Pernah para sahabat berdo’a dengan suara yang keras ketika bersafar bersama Rasululloh shallallohu ‘alaihi wa sallam, maka beliau menegur sembari bersabda, “Wahai sekalian manusia, kasihanilah diri kalian (maksudnya janganlah kalian berlebihan-pen). Sesungguhnya kalian tidak berdo’a kepada Dzat yang tuli dan jauh, tapi kalian berdo’a kepada Dzat yang Maha Mendengar dan Dekat yang lebih dekat kepada salah seorang diantara kalian daripada leher tunggangannya” (HR. Bukhori dan Muslim)
Kesalahan sebagian besar kaum muslimin saat ini adalah melakukan dzikir bersama dengan dikomandoi seraya mengucapkan lantunan dzikir dengan suara yang keras. Adapun dzikir mereka dengan suara yang keras telah dijawab dan dalil yang menunjukkan bahwa Nabi dan para sahabat berdzikir dengan suara keras diterangkan oleh para ulama bahwasanya hal itu dimaksudkan untuk mengajari para sahabat yang belum mengetahuinya. Sedangkan tata cara dzikir dengan dikomandoi maka cara ini tidak pernah dituntunkan oleh Rasululloh shallallohu ‘alaihi wa sallam, adapun para pendukung dzikir model ini berdalil dengan dalil-dalil umum yang tidak menunjukkan bahwa tata cara dzikir yang disyariatkan adalah yang seperti mereka lakukan. Cukuplah bagi kita apa yang diriwayatkan dari sahabat Ibnu Mas’ud ra ketika beliau mengingkari orang-orang di zaman beliau tatkala melakukan dzikir dengan model persis seperti orang-orang yang mengagungkan dzikir bersama pada saat ini. (Atsar ini diriwayatkan oleh Ad Darimi, Bahsyali dan selainnya).
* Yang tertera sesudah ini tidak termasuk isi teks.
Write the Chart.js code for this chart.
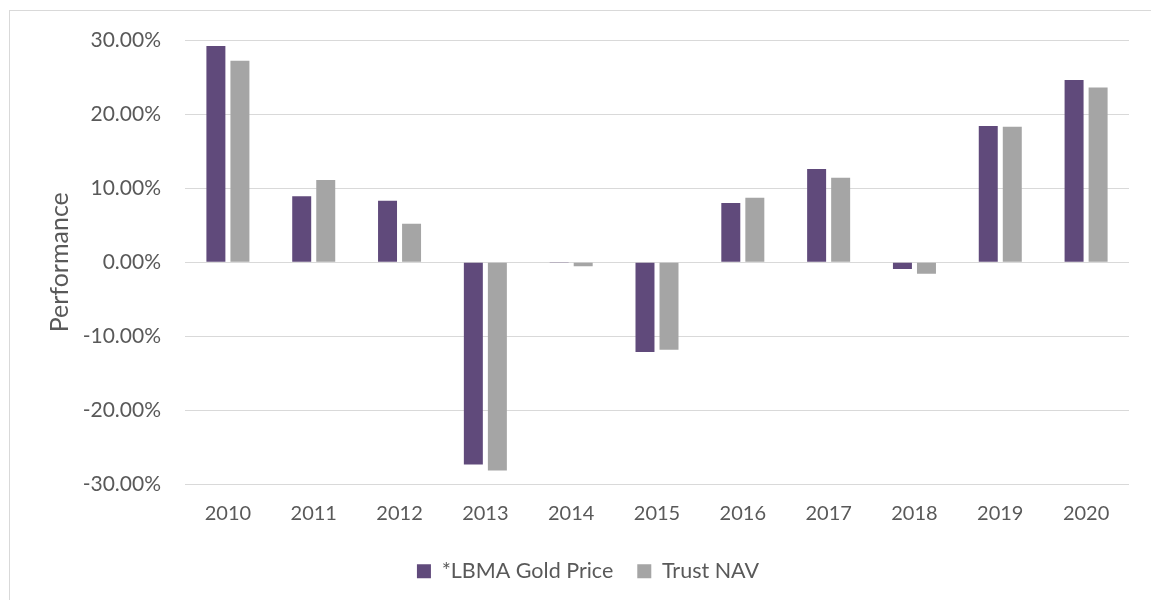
<!DOCTYPE html>
<html>
<head>
<meta charset="utf-8">
<script src="https://cdn.jsdelivr.net/npm/chart.js@4.4.1/dist/chart.umd.min.js"></script>
<style>
    body { margin: 0; background: #ffffff; }
    #frame {
        position: absolute; left: 9px; top: 10px; width: 1142px; height: 590px;
        border-top: 1px solid #d9d9d9; border-left: 1px solid #d9d9d9;
    }
    #wrap { position: absolute; left: 0; top: 0; width: 1151px; height: 600px; }
</style>
</head>
<body>
<div id="frame"></div>
<div id="wrap"><canvas id="perfChart" width="1151" height="600"></canvas></div>
<script>
// Chart data
const years = ['2010', '2011', '2012', '2013', '2014', '2015', '2016', '2017', '2018', '2019', '2020'];
const goldPrice = [29.2, 8.9, 8.3, -27.3, -0.1, -12.1, 8.0, 12.6, -0.9, 18.4, 24.6];
const trustNav = [27.2, 11.1, 5.2, -28.1, -0.55, -11.8, 8.7, 11.4, -1.55, 18.3, 23.6];
const yTicks = [-30, -20, -10, 0, 10, 20, 30];

const textColor = '#595959';
const gridColor = '#d9d9d9';
const fontFamily = 'Lato, "Liberation Sans", sans-serif';

Chart.defaults.font.family = fontFamily;
Chart.defaults.color = textColor;

new Chart(document.getElementById('perfChart'), {
    type: 'bar',
    data: {
        labels: years,
        datasets: [{
            label: '*LBMA Gold Price',
            data: goldPrice,
            backgroundColor: '#604a7b',
            categoryPercentage: 0.56,
            barPercentage: 0.79
        }, {
            label: 'Trust NAV',
            data: trustNav,
            backgroundColor: '#a5a5a5',
            categoryPercentage: 0.56,
            barPercentage: 0.79
        }]
    },
    options: {
        responsive: false,
        animation: false,
        layout: {
            // left/right offset keeps the legend centred like the original
            padding: { left: 47, top: 40, right: 22, bottom: 8 }
        },
        plugins: {
            legend: {
                position: 'bottom',
                labels: {
                    boxWidth: 14,
                    boxHeight: 14,
                    padding: 24,
                    font: { size: 21.5 },
                    color: textColor
                }
            },
            tooltip: { enabled: false }
        },
        scales: {
            x: {
                grid: { display: false },
                border: { display: false },
                ticks: { font: { size: 20 }, padding: 9, color: textColor },
                afterFit: function (scale) { scale.height = 52; }
            },
            y: {
                min: -30,
                max: 30,
                afterBuildTicks: function (scale) {
                    scale.ticks = yTicks.map(v => ({ value: v }));
                },
                grid: { color: gridColor, lineWidth: 1, drawTicks: false },
                border: { display: false },
                ticks: {
                    font: { size: 21 },
                    padding: 24,
                    color: textColor,
                    callback: v => v.toFixed(2) + '%'
                },
                title: {
                    display: true,
                    text: 'Performance',
                    font: { size: 25 },
                    color: textColor,
                    padding: { top: -2, bottom: 0 }
                },
                afterFit: function (scale) { scale.width = 138; }
            }
        }
    }
});
</script>
</body>
</html>
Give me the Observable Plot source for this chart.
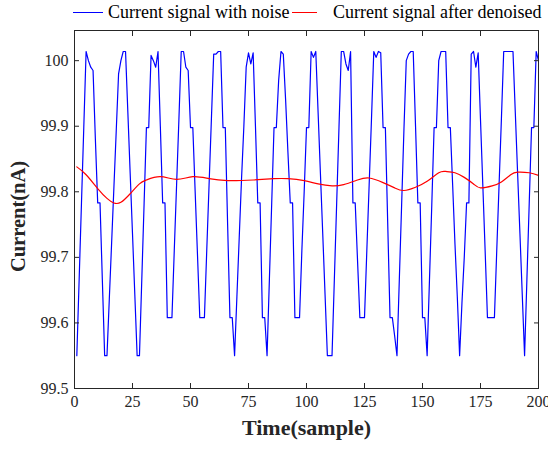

Agar lebih jelas, kami persilakan pembaca untuk melihat artikel Ustadzuna Muhammad Arifin Badri, Lc, Ma di situs www.muslim .or.id dengan judul “Pandangan Tajam Terhadap Dzikir Bersama”.
- Berdzikir dengan lisan, bukan dengan hati saja
Hal ini ditunjukkan dalam ayat tersebut pada lafadz, “dengan tidak mengeraskan suara” yang bermakna berbicara dengan mengeluarkan suara yang lirih, sehingga yang dimaksud adalah menggabungkan antara dzikir dengan lisan dan dzikir dengan qolbu,
- Berdzikir di waktu pagi dan petang
Ayat di atas juga menunjukkan waktu yang afdlol untuk berdzikir kepada-Nya, yakni di waktu pagi dan petang. Hal ini tidak membatasi bahwa dzikir hanya dilakukan pada saat itu saja, akan tetapi ayat itu hanya menekankan pentingnya untuk berdzikir di kedua waktu tersebut karena pada saat itu merupakan waktu lowong yang dapat digunakan untuk beribadah dengan bersungguh-sungguh dan pada saat itu pula amalan seluruh manusia diangkat untuk dihadapkan kepada Alloh.
- Tidak lalai ketika berdzikir kepada Alloh
Sering kita melihat orang yang berdzikir dengan suara yang keras dan dengan begitu cepatnya, akan tetapi mereka tidak memahami apa yang dia ucapkan. Ini adalah salah satu adab yang jelek, membuat dzikir tersebut tidak bermanfaat bagi pelakunya dan hal ini termasuk salah satu bentuk kelalaian walaupun dia melakukan dzikir. Dzikir itu dapat bermanfaat ketika dipahami, meresap dalam qolbu dan memberi pengaruh bagi ketaatan hamba. Hendaknya dalam berdzikir menghadirkan hati dan tidak tergesa-gesa untuk menyelesaikan dzikir dengan bilangan tertentu.
Demikianlah yang dapat kami hadirkan pada kesempatan kali ini, wahai saudaraku isilah waktu kita dengan senantiasa mengingat Alloh. Rasululloh shallallohu ‘alaihi wa sallam bersabda, “Tidaklah satu waktu berlalu bagi Bani Adam dan (mereka) tidak berdzikir (mengingat) Alloh di dalamnya, melainkan akan membawa penyesalan pada hari kiamat” (HR. Baihaqi dan Abu Nu’aim dihasankan oleh Imam Al Albani dalam Shohihul Jami’).